Exercise =
Take the lines of the data below from the very first through the line containing "0.729, 0.492, 0.530]]" and output them exactly, pictures excluded.

Data =
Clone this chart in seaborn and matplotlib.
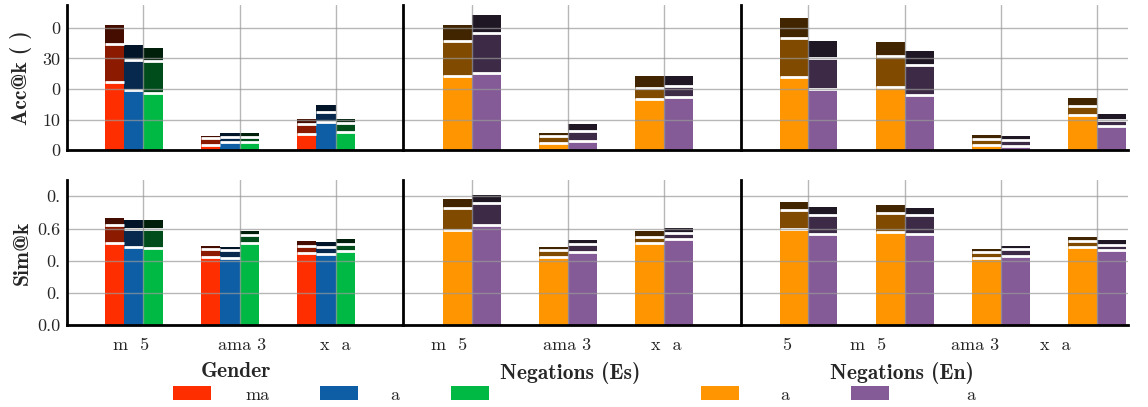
import pandas as pd
import seaborn as sns
import matplotlib.pyplot as plt
from matplotlib.patches import Patch
from matplotlib.transforms import ScaledTranslation

# Kategorien (so wie sie im Bild erscheinen)
gender_models = ['m  5', 'ama 3', 'x  a']
es_models = ['m  5', 'ama 3', 'x  a']
en_models = ['5', 'm  5', 'ama 3', 'x  a']
levels = ['1', '5', '10']

# Acc@k -- je Serie: [k=1], [k=5], [k=10]
acc_gender_red = [[22.3, 1.8, 5.4], [34.7, 3.9, 8.5], [41.0, 4.7, 10.1]]
acc_gender_blue = [[19.8, 2.6, 9.1], [29.6, 4.4, 12.4], [34.5, 5.5, 14.7]]
acc_gender_green = [[18.8, 2.7, 5.9], [29.3, 4.4, 8.8], [33.5, 5.5, 10.1]]
acc_es_orange = [[24.1, 2.2, 16.8], [35.7, 4.7, 20.3], [41.0, 5.5, 24.4]]
acc_es_purple = [[25.3, 3.0, 17.3], [38.4, 6.4, 21.1], [44.3, 8.5, 24.1]]
acc_en_orange = [[23.9, 20.8, 1.7, 11.5], [36.8, 30.8, 3.6, 14.4], [43.3, 35.5, 4.9, 16.9]]
acc_en_purple = [[20.1, 18.0, 1.4, 7.8], [30.2, 27.9, 3.4, 9.9], [35.8, 32.6, 4.7, 11.7]]

# Sim@k
sim_gender_red = [[0.509, 0.422, 0.447], [0.619, 0.472, 0.492], [0.665, 0.492, 0.524]]
sim_gender_blue = [[0.484, 0.420, 0.441], [0.598, 0.466, 0.484], [0.654, 0.486, 0.517]]
sim_gender_green = [[0.478, 0.513, 0.463], [0.600, 0.561, 0.505], [0.654, 0.586, 0.536]]
sim_es_orange = [[0.588, 0.426, 0.511], [0.727, 0.466, 0.548], [0.785, 0.486, 0.586]]
sim_es_purple = [[0.623, 0.453, 0.534], [0.758, 0.503, 0.573], [0.809, 0.530, 0.604]]
sim_en_orange = [[0.598, 0.578, 0.418, 0.488], [0.714, 0.696, 0.453, 0.522], [0.766, 0.747, 0.474, 0.548]]
sim_en_purple = [[0.569, 0.567, 0.430, 0.470], [0.683, 0.681, 0.472, 0.500], [0.735, 0.729, 0.492, 0.530]]

acc_ticks = [0, 10, 20, 30, 40]
acc_ticklabels = ['0', '10', '0', '30', '0']
sim_ticks = [0.0, 0.2, 0.4, 0.6, 0.8]
sim_ticklabels = ['0.0', '0.', '0.', '0.6', '0.']

legend_labels = ['ma', 'a', '', 'a', 'a']

# Farben je Serie: k=1 (hell), k=5 (mittel), k=10 (dunkel)
colors = {
    'red': ['#FF2E00', '#8C1A00', '#450D00'],
    'blue': ['#0E5EA6', '#06294D', '#021427'],
    'green': ['#00B945', '#004D1C', '#001F0B'],
    'orange': ['#FF9500', '#804B00', '#402500'],
    'purple': ['#845B97', '#3D2A46', '#1F1724'],
    'pad': ['#FFFFFF', '#FFFFFF', '#FFFFFF'],
}

sns.set_style('whitegrid')
plt.rcParams['font.family'] = ['cmr10', 'DejaVu Serif']
plt.rcParams['font.size'] = 13
plt.rcParams['axes.formatter.use_mathtext'] = True


def draw(ax, models, series, hue_order, width):
    rows = []
    for name, vals in series.items():
        for li, lvl in enumerate(levels):
            for m, v in zip(models, vals[li]):
                rows.append({'model': m, 'series': name, 'level': lvl, 'value': v})
    df = pd.DataFrame(rows)
    # von hinten (k=10) nach vorne (k=1) zeichnen
    for li in [2, 1, 0]:
        lvl = levels[li]
        pal = {h: colors[h][li] for h in hue_order}
        n0 = len(ax.patches)
        sns.barplot(data=df[df['level'] == lvl], x='model', y='value', hue='series',
                    order=models, hue_order=hue_order, palette=pal, width=width,
                    saturation=1, errorbar=None, legend=False, linewidth=0, ax=ax)
        if li < 2:
            # weiße Trennlinie oben auf den vorderen Balken
            for p in ax.patches[n0:]:
                if p.get_height() > 0:
                    ax.plot([p.get_x(), p.get_x() + p.get_width()], [p.get_height()] * 2,
                            color='white', lw=2, solid_capstyle='butt', zorder=2)


fig = plt.figure(figsize=(11.48, 4.07), dpi=100)
axes = fig.subplots(2, 3, sharey='row',
                    gridspec_kw=dict(width_ratios=[336, 338, 387], wspace=0, hspace=0.207))
fig.subplots_adjust(left=67 / 1148, right=1128 / 1148, top=1 - 5 / 407, bottom=1 - 325.3 / 407)

g_order = ['red', 'blue', 'green', 'pad']
n_order = ['orange', 'purple']
draw(axes[0, 0], gender_models, {'red': acc_gender_red, 'blue': acc_gender_blue, 'green': acc_gender_green}, g_order, 0.8)
draw(axes[0, 1], es_models, {'orange': acc_es_orange, 'purple': acc_es_purple}, n_order, 0.6)
draw(axes[0, 2], en_models, {'orange': acc_en_orange, 'purple': acc_en_purple}, n_order, 0.6)
draw(axes[1, 0], gender_models, {'red': sim_gender_red, 'blue': sim_gender_blue, 'green': sim_gender_green}, g_order, 0.8)
draw(axes[1, 1], es_models, {'orange': sim_es_orange, 'purple': sim_es_purple}, n_order, 0.6)
draw(axes[1, 2], en_models, {'orange': sim_en_orange, 'purple': sim_en_purple}, n_order, 0.6)

all_models = [gender_models, es_models, en_models]
xlims = [(-0.795, 2.70), (-0.716, 2.805), (-0.70, 3.32)]
label_shift = [[-12, 2, 0], [-23, -1, 3], [-22, -37, -26, -42]]
titles = ['Gender', 'Negations (Es)', 'Negations (En)']
title_x = [0.503, 0.494, 0.416]

for r in range(2):
    for c in range(3):
        ax = axes[r, c]
        ax.set_xticks(range(len(all_models[c])), labels=all_models[c])
        ax.set_xlim(*xlims[c])
        ax.set_axisbelow(False)
        ax.grid(True, color='#999999', alpha=0.7, lw=1)
        ax.xaxis.grid(True)
        for s in ['top', 'right']:
            ax.spines[s].set_visible(False)
        for s in ['left', 'bottom']:
            ax.spines[s].set_color('black')
            ax.spines[s].set_linewidth(2)
            ax.spines[s].set_zorder(3)
        ax.tick_params(length=0, pad=5)
        ax.set_xlabel('')
        ax.set_ylabel('')
        if r == 0:
            ax.set_ylim(0, 47.5)
            ax.tick_params(axis='x', labelbottom=False)
        else:
            ax.set_ylim(0, 0.9)
            ax.tick_params(axis='x', pad=9)
            for lab, dx in zip(ax.get_xticklabels(), label_shift[c]):
                lab.set_transform(lab.get_transform() + ScaledTranslation(dx / 100, 0, fig.dpi_scale_trans))
            ax.set_xlabel(titles[c], fontfamily='cmb10', fontsize=15.5)
            ax.xaxis.set_label_coords(title_x[c], -0.255)

axes[0, 0].set_yticks(acc_ticks, labels=acc_ticklabels)
axes[1, 0].set_yticks(sim_ticks, labels=sim_ticklabels)
axes[0, 0].set_ylim(0, 47.5)
axes[1, 0].set_ylim(0, 0.9)
axes[0, 0].set_ylabel('Acc@k ( )', fontfamily='cmb10', fontsize=15.5)
axes[1, 0].set_ylabel('Sim@k', fontfamily='cmb10', fontsize=15.5)
axes[0, 0].yaxis.set_label_coords(-0.105, 0.5)
axes[1, 0].yaxis.set_label_coords(-0.105, 0.5)

# Legende: einzelne Einträge an ihren Positionen
leg_colors = [colors[k][0] for k in ['red', 'blue', 'green', 'orange', 'purple']]
leg_x = [173, 320, 451, 701, 851]
leg_pad = [1.9, 1.8, 1.0, 2.3, 4.3]
for col, lab, x, pad in zip(leg_colors, legend_labels, leg_x, leg_pad):
    fig.legend(handles=[Patch(facecolor=col, edgecolor='none')], labels=[lab],
               loc='center left', bbox_to_anchor=(x / 1148, 1 - 394.5 / 407),
               frameon=False, borderpad=0, borderaxespad=0, handlelength=2.1,
               handleheight=0.8, handletextpad=pad, fontsize=13)

plt.savefig('out.png', dpi=100)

Full answer =
Clone this chart in seaborn and matplotlib.
import pandas as pd
import seaborn as sns
import matplotlib.pyplot as plt
from matplotlib.patches import Patch
from matplotlib.transforms import ScaledTranslation

# Kategorien (so wie sie im Bild erscheinen)
gender_models = ['m  5', 'ama 3', 'x  a']
es_models = ['m  5', 'ama 3', 'x  a']
en_models = ['5', 'm  5', 'ama 3', 'x  a']
levels = ['1', '5', '10']

# Acc@k -- je Serie: [k=1], [k=5], [k=10]
acc_gender_red = [[22.3, 1.8, 5.4], [34.7, 3.9, 8.5], [41.0, 4.7, 10.1]]
acc_gender_blue = [[19.8, 2.6, 9.1], [29.6, 4.4, 12.4], [34.5, 5.5, 14.7]]
acc_gender_green = [[18.8, 2.7, 5.9], [29.3, 4.4, 8.8], [33.5, 5.5, 10.1]]
acc_es_orange = [[24.1, 2.2, 16.8], [35.7, 4.7, 20.3], [41.0, 5.5, 24.4]]
acc_es_purple = [[25.3, 3.0, 17.3], [38.4, 6.4, 21.1], [44.3, 8.5, 24.1]]
acc_en_orange = [[23.9, 20.8, 1.7, 11.5], [36.8, 30.8, 3.6, 14.4], [43.3, 35.5, 4.9, 16.9]]
acc_en_purple = [[20.1, 18.0, 1.4, 7.8], [30.2, 27.9, 3.4, 9.9], [35.8, 32.6, 4.7, 11.7]]

# Sim@k
sim_gender_red = [[0.509, 0.422, 0.447], [0.619, 0.472, 0.492], [0.665, 0.492, 0.524]]
sim_gender_blue = [[0.484, 0.420, 0.441], [0.598, 0.466, 0.484], [0.654, 0.486, 0.517]]
sim_gender_green = [[0.478, 0.513, 0.463], [0.600, 0.561, 0.505], [0.654, 0.586, 0.536]]
sim_es_orange = [[0.588, 0.426, 0.511], [0.727, 0.466, 0.548], [0.785, 0.486, 0.586]]
sim_es_purple = [[0.623, 0.453, 0.534], [0.758, 0.503, 0.573], [0.809, 0.530, 0.604]]
sim_en_orange = [[0.598, 0.578, 0.418, 0.488], [0.714, 0.696, 0.453, 0.522], [0.766, 0.747, 0.474, 0.548]]
sim_en_purple = [[0.569, 0.567, 0.430, 0.470], [0.683, 0.681, 0.472, 0.500], [0.735, 0.729, 0.492, 0.530]]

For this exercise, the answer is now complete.